• What is needed
Print, word for word, every line from the beginning of the listing up to and including the line with "import pandas as pd". Pictures are to be excluded.
>> begin Entries supplied
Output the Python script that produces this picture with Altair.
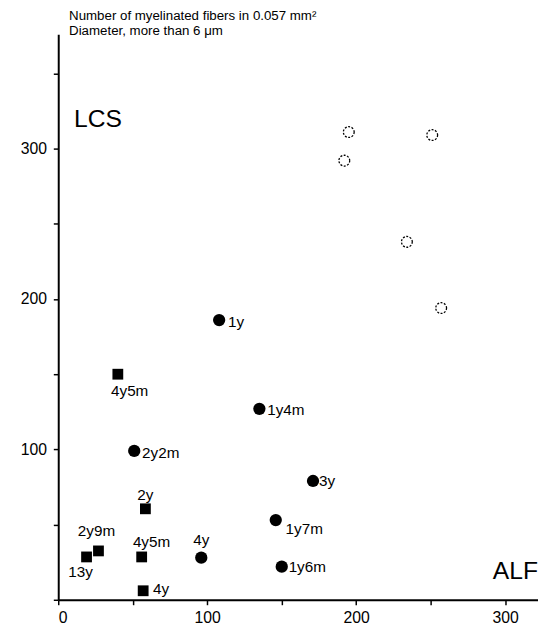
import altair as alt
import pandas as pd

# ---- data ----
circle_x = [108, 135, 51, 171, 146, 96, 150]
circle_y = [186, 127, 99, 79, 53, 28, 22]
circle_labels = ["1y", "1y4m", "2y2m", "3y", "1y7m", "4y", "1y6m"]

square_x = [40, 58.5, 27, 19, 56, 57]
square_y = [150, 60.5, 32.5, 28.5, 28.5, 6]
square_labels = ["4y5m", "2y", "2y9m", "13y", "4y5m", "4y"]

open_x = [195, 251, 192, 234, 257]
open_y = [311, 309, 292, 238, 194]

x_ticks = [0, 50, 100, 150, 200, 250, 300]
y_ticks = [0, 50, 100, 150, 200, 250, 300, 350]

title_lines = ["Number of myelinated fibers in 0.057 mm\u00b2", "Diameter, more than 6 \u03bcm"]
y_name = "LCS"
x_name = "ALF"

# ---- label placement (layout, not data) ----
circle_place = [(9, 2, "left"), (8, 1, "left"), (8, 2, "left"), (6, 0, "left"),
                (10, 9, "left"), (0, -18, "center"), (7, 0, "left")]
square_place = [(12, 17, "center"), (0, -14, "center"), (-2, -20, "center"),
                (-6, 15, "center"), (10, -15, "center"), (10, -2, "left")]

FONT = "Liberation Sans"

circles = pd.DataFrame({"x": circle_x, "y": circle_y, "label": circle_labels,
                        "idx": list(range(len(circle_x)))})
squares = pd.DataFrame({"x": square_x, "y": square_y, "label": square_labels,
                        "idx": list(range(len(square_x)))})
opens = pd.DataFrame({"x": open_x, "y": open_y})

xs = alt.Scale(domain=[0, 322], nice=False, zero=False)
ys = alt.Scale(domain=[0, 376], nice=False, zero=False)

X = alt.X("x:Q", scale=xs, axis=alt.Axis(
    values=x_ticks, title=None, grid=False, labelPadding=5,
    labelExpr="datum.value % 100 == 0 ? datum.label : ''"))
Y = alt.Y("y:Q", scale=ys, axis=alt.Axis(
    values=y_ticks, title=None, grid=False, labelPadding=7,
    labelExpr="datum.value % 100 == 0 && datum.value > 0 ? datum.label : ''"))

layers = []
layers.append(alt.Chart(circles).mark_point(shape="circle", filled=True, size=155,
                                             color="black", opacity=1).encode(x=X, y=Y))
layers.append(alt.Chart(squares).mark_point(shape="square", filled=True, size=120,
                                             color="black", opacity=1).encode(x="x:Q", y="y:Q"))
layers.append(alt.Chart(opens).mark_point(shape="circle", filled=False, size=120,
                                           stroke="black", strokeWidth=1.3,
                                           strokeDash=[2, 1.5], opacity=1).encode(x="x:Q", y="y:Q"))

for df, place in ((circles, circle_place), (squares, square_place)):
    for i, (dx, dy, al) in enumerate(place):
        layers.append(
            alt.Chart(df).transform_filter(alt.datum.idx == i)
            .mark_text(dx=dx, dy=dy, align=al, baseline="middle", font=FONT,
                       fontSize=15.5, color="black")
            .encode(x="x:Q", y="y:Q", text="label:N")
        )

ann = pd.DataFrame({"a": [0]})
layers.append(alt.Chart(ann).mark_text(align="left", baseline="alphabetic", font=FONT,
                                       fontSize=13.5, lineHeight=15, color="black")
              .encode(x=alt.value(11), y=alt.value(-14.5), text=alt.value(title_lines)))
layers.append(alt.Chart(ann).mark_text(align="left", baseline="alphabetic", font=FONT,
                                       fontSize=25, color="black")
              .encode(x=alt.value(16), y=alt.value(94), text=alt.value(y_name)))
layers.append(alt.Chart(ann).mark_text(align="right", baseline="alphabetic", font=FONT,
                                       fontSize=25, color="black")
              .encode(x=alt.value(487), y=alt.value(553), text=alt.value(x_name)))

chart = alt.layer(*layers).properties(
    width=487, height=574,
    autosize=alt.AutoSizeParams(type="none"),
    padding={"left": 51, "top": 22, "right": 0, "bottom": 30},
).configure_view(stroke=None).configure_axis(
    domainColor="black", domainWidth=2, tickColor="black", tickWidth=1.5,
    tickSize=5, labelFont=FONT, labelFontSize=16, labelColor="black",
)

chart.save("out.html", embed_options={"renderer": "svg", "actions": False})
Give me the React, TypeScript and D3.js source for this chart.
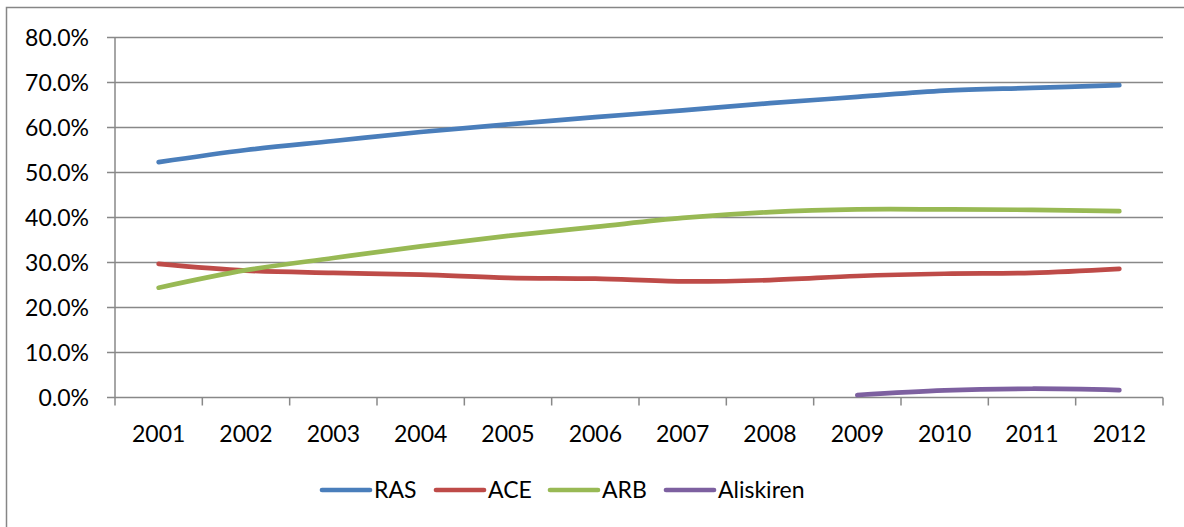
>> end Entries supplied
• Output of the exercise
Output the Python script that produces this picture with Altair.
import altair as alt
import pandas as pd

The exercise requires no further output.